The new Dominican-American market opened on the ground floor on Monday. Now the kids can go downstairs and get anything they want! Candy, candy, candy! And ice cream!

They all live in the same building - summer, weekends, nights, rain, snow, anytime they have each other. Their fathers work odd jobs and their mothers hang loads and loads of laundry on the porches to dry. They beat the rugs clean, against the porch pillars and they shop and cook. They have lots of children to manage.

Everything is audible here - the fights, laughter, yelling, barking. It is a neighborhood with invisible walls. Like a doll-house.

I would love to do art projects, right on the sidewalk so the parents are nearby. We could make apple dolls, papier mâché puppets, pizzelle-making, sew costumes etc. I have two folding card tables, paper scraps, and fabric scraps.

I hope for a long Indian summer season except that Lily is itchy from ragweed pollen even with her pond swimming and generic Benadryl tablets taken in peanut butter, she is scratching.

Our new neighbors have three cats and they are house cats that they have decided to not let back inside.
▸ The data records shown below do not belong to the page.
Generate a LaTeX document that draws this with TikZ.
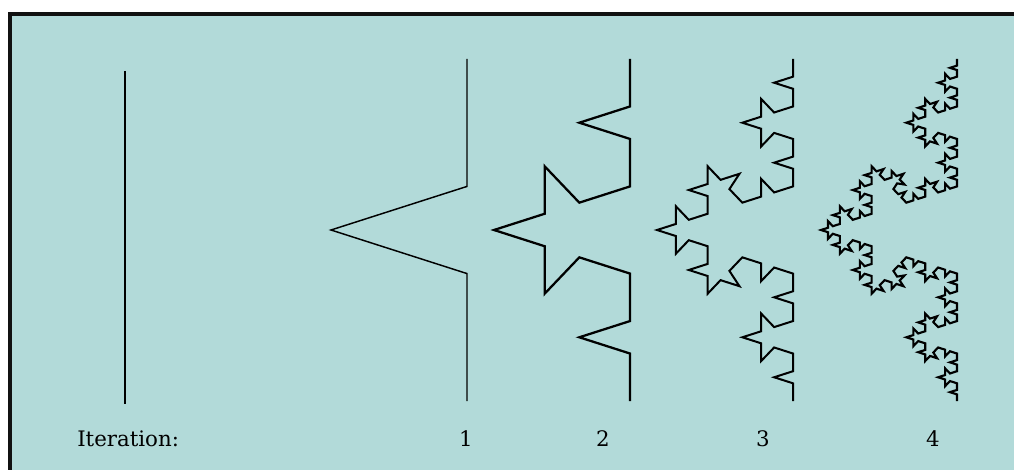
\documentclass[tikz,border=0pt]{standalone}
\usepackage{fontspec}
\newfontfamily\lblfont{DejaVu Serif}
\definecolor{panel}{HTML}{B2DAD9}
\definecolor{frameline}{HTML}{111111}
% recursive Koch-type segment (turn angle 70 deg), points appended to \kochpts
\newcommand\kochseg[5]{%
  \ifnum#1=0\relax
    \xdef\kochpts{\kochpts -- (#4,#5)}%
  \else
    \begingroup
    \pgfmathsetmacro\kdx{#4-#2}%
    \pgfmathsetmacro\kdy{#5-#3}%
    \pgfmathsetmacro\kax{#2+0.37257*\kdx}%
    \pgfmathsetmacro\kay{#3+0.37257*\kdy}%
    \pgfmathsetmacro\kbx{#2+0.5*\kdx-0.35010*\kdy}%
    \pgfmathsetmacro\kby{#3+0.5*\kdy+0.35010*\kdx}%
    \pgfmathsetmacro\kcx{#4-0.37257*\kdx}%
    \pgfmathsetmacro\kcy{#5-0.37257*\kdy}%
    \pgfmathtruncatemacro\klev{#1-1}%
    \edef\knext{%
      \noexpand\kochseg{\klev}{#2}{#3}{\kax}{\kay}%
      \noexpand\kochseg{\klev}{\kax}{\kay}{\kbx}{\kby}%
      \noexpand\kochseg{\klev}{\kbx}{\kby}{\kcx}{\kcy}%
      \noexpand\kochseg{\klev}{\kcx}{\kcy}{#4}{#5}}%
    \expandafter\endgroup\knext
  \fi}
\newcommand\kochcurve[3]{% #1 order, #2 right x, #3 line width
  \gdef\kochpts{}%
  \kochseg{#1}{0}{59}{0}{401}%
  \edef\kochdo{\noexpand\draw[curve, line width=#3, shift={(#2,0)}, xscale=1.136] (0,59) \kochpts;}%
  \kochdo}
\begin{document}
\begin{tikzpicture}[x=0.75pt, y=-0.75pt,
  curve/.style={draw=black, line join=miter, miter limit=4},
  lbltext/.style={inner sep=0pt, font=\lblfont\fontsize{16}{18}\selectfont, text=black}]
\useasboundingbox (0,0) rectangle (1014,470);
\clip (0,0) rectangle (1014,470);
\fill[white] (0,0) rectangle (1014,470);
\draw[fill=panel, draw=frameline, line width=3pt] (10,14) rectangle (1030,490);
% iteration 0
\draw[curve, line width=1.2pt] (125,71) -- (125,404);
% iterations 1-4
\kochcurve{1}{467}{1.1pt}
\kochcurve{2}{630}{1.7pt}
\kochcurve{3}{793}{1.5pt}
\kochcurve{4}{957}{1.6pt}
% labels
\node[lbltext, anchor=base west] (lbl) at (77,446) {Iteration:};
\node[lbltext, anchor=base] (n1) at (466,446) {1};
\node[lbltext, anchor=base] (n2) at (603,446) {2};
\node[lbltext, anchor=base] (n3) at (763,446) {3};
\node[lbltext, anchor=base] (n4) at (933,446) {4};
\end{tikzpicture}
\end{document}
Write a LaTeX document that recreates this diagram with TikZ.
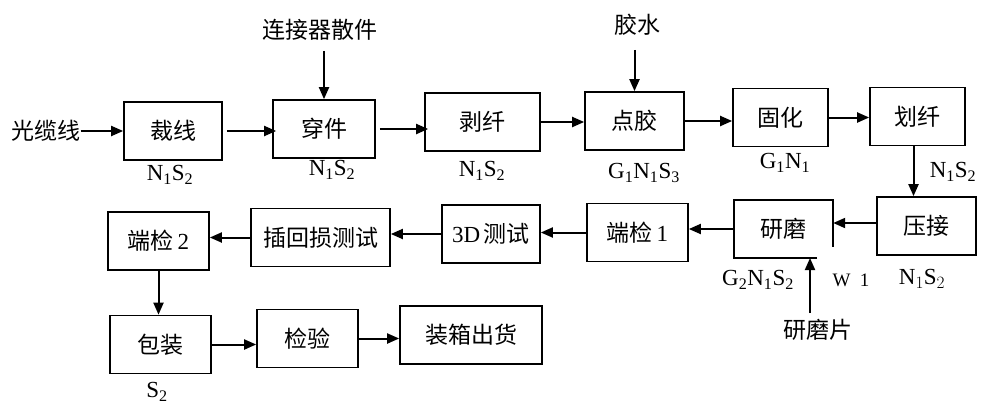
\documentclass[tikz,border=0pt]{standalone}
\usepackage{fontspec}
\setmainfont{Liberation Serif}
\newfontfamily\cjk{Noto Sans CJK SC}
\usetikzlibrary{arrows.meta}
\begin{document}
\begin{tikzpicture}[x=1pt,y=-1pt,
  box/.style={draw,line width=1.7pt,minimum height=58pt,inner sep=0pt,font=\cjk\fontsize{23}{26}\selectfont},
  nobox/.style={minimum height=58pt,inner sep=0pt,font=\cjk\fontsize{23}{26}\selectfont},
  arr/.style={line width=2pt,-{Triangle[length=12pt,width=10pt]}},
  lab/.style={font=\fontsize{23}{26}\selectfont,inner sep=0pt},
  cjklab/.style={font=\cjk\fontsize{23}{26}\selectfont,inner sep=0pt}]
\useasboundingbox (0,0) rectangle (981,407);
% row 1
\node[cjklab] (gl) at (46,131) {光缆线};
\node[box,minimum width=98pt] (cx) at (173,131) {裁线};
\node[box,minimum width=102pt] (cj) at (324,129) {穿件};
\node[box,minimum width=115pt] (bx) at (482.5,122) {剥纤};
\node[box,minimum width=99pt] (dj) at (634.5,121) {点胶};
\node[box,minimum width=95pt] (gh) at (780.5,117.5) {固化};
\node[box,minimum width=95pt] (hx) at (917.5,116.5) {划纤};
\node[cjklab] (lj) at (320,30) {连接器散件};
\node[cjklab] (js) at (637,25) {胶水};
\node[lab] (l1) at (170,175) {N\textsubscript{1}S\textsubscript{2}};
\node[lab] (l2) at (332,170) {N\textsubscript{1}S\textsubscript{2}};
\node[lab] (l3) at (482,171) {N\textsubscript{1}S\textsubscript{2}};
\node[lab] (l4) at (644,173) {G\textsubscript{1}N\textsubscript{1}S\textsubscript{3}};
\node[lab] (l5) at (785,163) {G\textsubscript{1}N\textsubscript{1}};
\node[lab] (l6) at (953,172) {N\textsubscript{1}S\textsubscript{2}};
% row 2
\node[box,minimum width=101pt] (dj2) at (158.5,241) {端检\,{\rmfamily 2}};
\node[box,minimum width=139pt] (ch) at (320.5,237.5) {插回损测试};
\node[box,minimum width=98pt] (cs) at (491,234) {{\rmfamily 3D}\,测试};
\node[box,minimum width=101pt] (dj1) at (637.5,232.5) {端检\,{\rmfamily 1}};
\node[nobox,minimum width=99pt] (ym) at (783.5,229) {研磨};
\node[box,minimum width=99pt] (yj) at (926.5,226) {压接};
\node[lab] (l7) at (758,280) {G\textsubscript{2}N\textsubscript{1}S\textsubscript{2}};
\node[lab,font=\fontsize{19}{22}\selectfont] (w1) at (851,280) {W\ \ 1};
\node[lab] (l8) at (922,279) {N$_{1}$S$_{2}$};
\node[cjklab] (ymp) at (818,330) {研磨片};
% row 3
\node[box,minimum width=101pt] (bz) at (160.5,344.5) {包装};
\node[box,minimum width=101pt] (jy) at (307.5,338.5) {检验};
\node[box,minimum width=142pt] (zx) at (471,335) {装箱出货};
\node[lab] (l9) at (157,392) {S\textsubscript{2}};
% broken frame of 研磨
\draw[line width=1.7pt] ([xshift=-16pt]ym.south east) -- (ym.south west) -- (ym.north west) -- (ym.north east) -- ([yshift=11pt]ym.south east);
% arrows row 1
\draw[arr] (gl.east) -- (gl.east -| cx.west);
\draw[arr] ([xshift=4pt]cx.east) -- ([xshift=4pt]cx.east -| cj.west);
\draw[arr] ([xshift=4pt]cj.east) -- ([xshift=4pt]cj.east -| bx.west);
\draw[arr] (bx.east) -- (bx.east -| dj.west);
\draw[arr] (dj.east) -- (dj.east -| gh.west);
\draw[arr] (gh.east) -- (gh.east -| hx.west);
\draw[arr] (lj.south -| cj.north) ++(0,10) -- (cj.north);
\draw[arr] (js.south -| dj.north) ++(0,14) -- (dj.north);
\draw[arr] ([xshift=-4pt]hx.south) -- ([xshift=-4pt]hx.south |- yj.north);
% arrows row 2
\draw[arr] ([yshift=3pt]yj.west) -- ([yshift=3pt]yj.west -| ym.east);
\draw[arr] (ym.west) -- (ym.west -| dj1.east);
\draw[arr] (dj1.west) -- (dj1.west -| cs.east);
\draw[arr] (cs.west) -- (cs.west -| ch.east);
\draw[arr] (ch.west) -- (ch.west -| dj2.east);
\draw[arr] (ymp.north -| 810,0) ++(0,-6) -- (810,258);
\draw[arr] (dj2.south) -- (dj2.south |- bz.north);
% arrows row 3
\draw[arr] (bz.east) -- (bz.east -| jy.west);
\draw[arr] (jy.east) -- (jy.east -| zx.west);
\end{tikzpicture}
\end{document}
They put out food and water but the cats cry all night in the alley which is like a microphone.

Most two bedroom apartments here have 6-8 people living inside. The poverty in the 'hood is phenomenal. I see it when my neighbors hang up their towels and sheets -- they are worn-through like gauze.

Luckily our city is not afraid of poverty. There are no snobs here. We have a great Salvation Army and bargain stores and loads of charities. All you need to do is ask for help and the generosity is there.

Some days, I feel like Margaret Meade watching, studying peoples lives.